• **GIVEN REQUEST**
Would you transcribe the whole listing exactly, minus its pictures?

--- --- ---

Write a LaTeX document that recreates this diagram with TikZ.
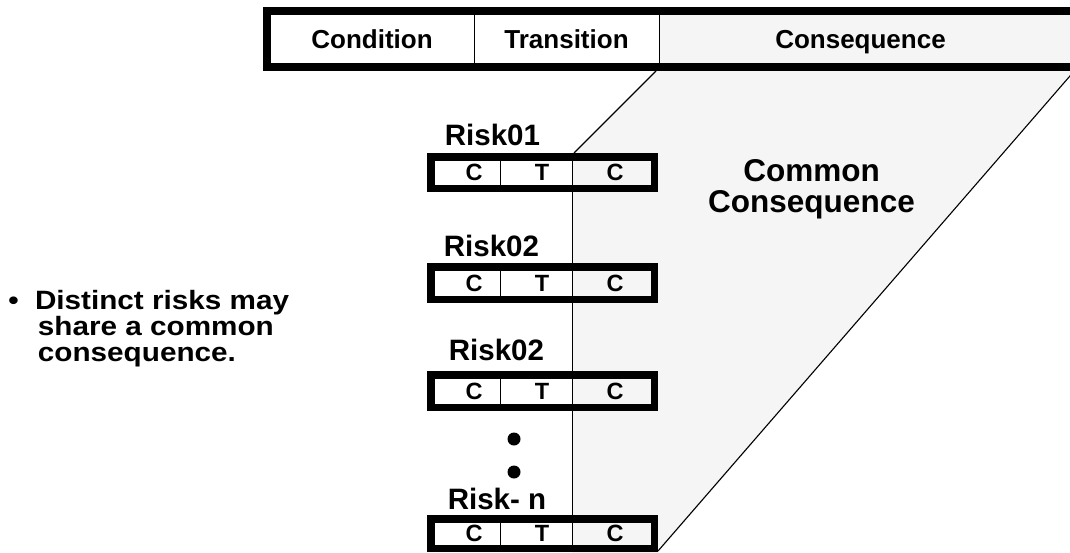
\documentclass[tikz,border=0pt]{standalone}
\usepackage{fontspec}
\setmainfont{Liberation Sans}
\definecolor{consfill}{RGB}{245,245,245}
\begin{document}
\begin{tikzpicture}[x=1pt,y=-1pt,
  thinline/.style={line width=1.1pt},
  divider/.style={line width=1pt},
  headframe/.style={line width=8pt,line join=miter},
  boxframe/.style={line width=7.5pt,line join=miter},
  txt/.style={inner sep=0pt,outer sep=0pt,font=\bfseries},
  hdr/.style={txt,anchor=base,font=\fontsize{26}{26}\selectfont\bfseries},
  cellchar/.style={txt,font=\fontsize{23.5}{23.5}\selectfont\bfseries},
  risklab/.style={txt,anchor=base,font=\fontsize{29.5}{29.5}\selectfont\bfseries},
  dotmark/.style={circle,fill=black,inner sep=0pt,minimum size=13pt}]
\useasboundingbox (0,0) rectangle (1070,552);

% shaded band of the shared consequence
\fill[consfill] (656,67) -- (656,71) -- (574,153) -- (572,153) -- (572,553)
  -- (658,553) -- (1074,71) -- (1078,67) -- cycle;

% outline of the band
\coordinate (ltop) at (656,71);
\coordinate (lbot) at (574,153);
\coordinate (vtop) at (572,153);
\coordinate (vbot) at (572,552);
\coordinate (rbot) at (658,551);
\coordinate (rtop) at (1076,69);
\draw[thinline] (ltop) -- (lbot);
\draw[divider] (vtop) -- (vbot);
\draw[thinline] (rbot) -- (rtop);

% header bar
\fill[white] (271,15) rectangle (659,63);
\fill[consfill] (659,15) rectangle (1090,63);
\draw[divider] (474,15) -- (474,63);
\draw[divider] (659,15) -- (659,63);
\draw[headframe] (1095,11) -- (267,11) -- (267,67) -- (1095,67);
\node[hdr] (hcond) at (372,48.5) {Condition};
\node[hdr] (htrans) at (566.5,48.5) {Transition};
\node[hdr] (hcons) at (860.5,48.5) {Consequence};

% risk records: index / top / height / label / label x / label baseline
\foreach \n/\t/\h/\lab/\lx/\lb in {1/153/39/Risk01/492.5/145,
                                   2/263/40/Risk02/491.5/256,
                                   3/371/40/Risk02/496.5/360,
                                   4/515/37/Risk- n/497/509}{
  \fill[white] (435,{\t+7.5}) rectangle (572,{\t+\h-7.5});
  \fill[consfill] (572,{\t+7.5}) rectangle (651,{\t+\h-7.5});
  \draw[divider] (500,{\t+7.5}) -- (500,{\t+\h-7.5});
  \draw[divider] (572,{\t+7.5}) -- (572,{\t+\h-7.5});
  \draw[boxframe] (430.75,{\t+3.75}) rectangle (654.25,{\t+\h-3.75});
  \node[cellchar] (r\n-cond) at (474,{\t+\h/2}) {C};
  \node[cellchar] (r\n-trans) at (542,{\t+\h/2}) {T};
  \node[cellchar] (r\n-cons) at (615,{\t+\h/2}) {C};
  \node[risklab] (risk\n) at (\lx,\lb) {\lab};
}

% ellipsis between the listed risks
\node[dotmark] (dot1) at (514,439) {};
\node[dotmark] (dot2) at (514,472) {};

% label of the shared consequence
\node[txt,anchor=base] (common) at (811.5,181)
  {\fontsize{31.5}{31.5}\selectfont\bfseries
   \vtop{\baselineskip=31pt\lineskiplimit=-100pt
     \halign{\hfil#\hfil\cr Common\cr Consequence\cr}}};

% bullet note, set slightly wide
\node[txt,anchor=base west] (note) at (8.5,309.5)
  {\scalebox{1.12}[1]{\fontsize{26.5}{26.5}\selectfont\bfseries
   \vtop{\baselineskip=26pt\lineskiplimit=-100pt
     \hbox{\makebox[23.7pt][l]{•}Distinct risks may}
     \hbox{\hspace*{26.3pt}share a common}
     \hbox{\hspace*{26.3pt}consequence.}}}};
\end{tikzpicture}
\end{document}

--- --- ---

• **EXERCISE ANSWER**
Write a LaTeX document that recreates this diagram with TikZ.
\documentclass[tikz,border=0pt]{standalone}
\usepackage{fontspec}
\setmainfont{Liberation Sans}
\definecolor{consfill}{RGB}{245,245,245}
\begin{document}
\begin{tikzpicture}[x=1pt,y=-1pt,
  thinline/.style={line width=1.1pt},
  divider/.style={line width=1pt},
  headframe/.style={line width=8pt,line join=miter},
  boxframe/.style={line width=7.5pt,line join=miter},
  txt/.style={inner sep=0pt,outer sep=0pt,font=\bfseries},
  hdr/.style={txt,anchor=base,font=\fontsize{26}{26}\selectfont\bfseries},
  cellchar/.style={txt,font=\fontsize{23.5}{23.5}\selectfont\bfseries},
  risklab/.style={txt,anchor=base,font=\fontsize{29.5}{29.5}\selectfont\bfseries},
  dotmark/.style={circle,fill=black,inner sep=0pt,minimum size=13pt}]
\useasboundingbox (0,0) rectangle (1070,552);

% shaded band of the shared consequence
\fill[consfill] (656,67) -- (656,71) -- (574,153) -- (572,153) -- (572,553)
  -- (658,553) -- (1074,71) -- (1078,67) -- cycle;

% outline of the band
\coordinate (ltop) at (656,71);
\coordinate (lbot) at (574,153);
\coordinate (vtop) at (572,153);
\coordinate (vbot) at (572,552);
\coordinate (rbot) at (658,551);
\coordinate (rtop) at (1076,69);
\draw[thinline] (ltop) -- (lbot);
\draw[divider] (vtop) -- (vbot);
\draw[thinline] (rbot) -- (rtop);

% header bar
\fill[white] (271,15) rectangle (659,63);
\fill[consfill] (659,15) rectangle (1090,63);
\draw[divider] (474,15) -- (474,63);
\draw[divider] (659,15) -- (659,63);
\draw[headframe] (1095,11) -- (267,11) -- (267,67) -- (1095,67);
\node[hdr] (hcond) at (372,48.5) {Condition};
\node[hdr] (htrans) at (566.5,48.5) {Transition};
\node[hdr] (hcons) at (860.5,48.5) {Consequence};

% risk records: index / top / height / label / label x / label baseline
\foreach \n/\t/\h/\lab/\lx/\lb in {1/153/39/Risk01/492.5/145,
                                   2/263/40/Risk02/491.5/256,
                                   3/371/40/Risk02/496.5/360,
                                   4/515/37/Risk- n/497/509}{
  \fill[white] (435,{\t+7.5}) rectangle (572,{\t+\h-7.5});
  \fill[consfill] (572,{\t+7.5}) rectangle (651,{\t+\h-7.5});
  \draw[divider] (500,{\t+7.5}) -- (500,{\t+\h-7.5});
  \draw[divider] (572,{\t+7.5}) -- (572,{\t+\h-7.5});
  \draw[boxframe] (430.75,{\t+3.75}) rectangle (654.25,{\t+\h-3.75});
  \node[cellchar] (r\n-cond) at (474,{\t+\h/2}) {C};
  \node[cellchar] (r\n-trans) at (542,{\t+\h/2}) {T};
  \node[cellchar] (r\n-cons) at (615,{\t+\h/2}) {C};
  \node[risklab] (risk\n) at (\lx,\lb) {\lab};
}

% ellipsis between the listed risks
\node[dotmark] (dot1) at (514,439) {};
\node[dotmark] (dot2) at (514,472) {};

% label of the shared consequence
\node[txt,anchor=base] (common) at (811.5,181)
  {\fontsize{31.5}{31.5}\selectfont\bfseries
   \vtop{\baselineskip=31pt\lineskiplimit=-100pt
     \halign{\hfil#\hfil\cr Common\cr Consequence\cr}}};

% bullet note, set slightly wide
\node[txt,anchor=base west] (note) at (8.5,309.5)
  {\scalebox{1.12}[1]{\fontsize{26.5}{26.5}\selectfont\bfseries
   \vtop{\baselineskip=26pt\lineskiplimit=-100pt
     \hbox{\makebox[23.7pt][l]{•}Distinct risks may}
     \hbox{\hspace*{26.3pt}share a common}
     \hbox{\hspace*{26.3pt}consequence.}}}};
\end{tikzpicture}
\end{document}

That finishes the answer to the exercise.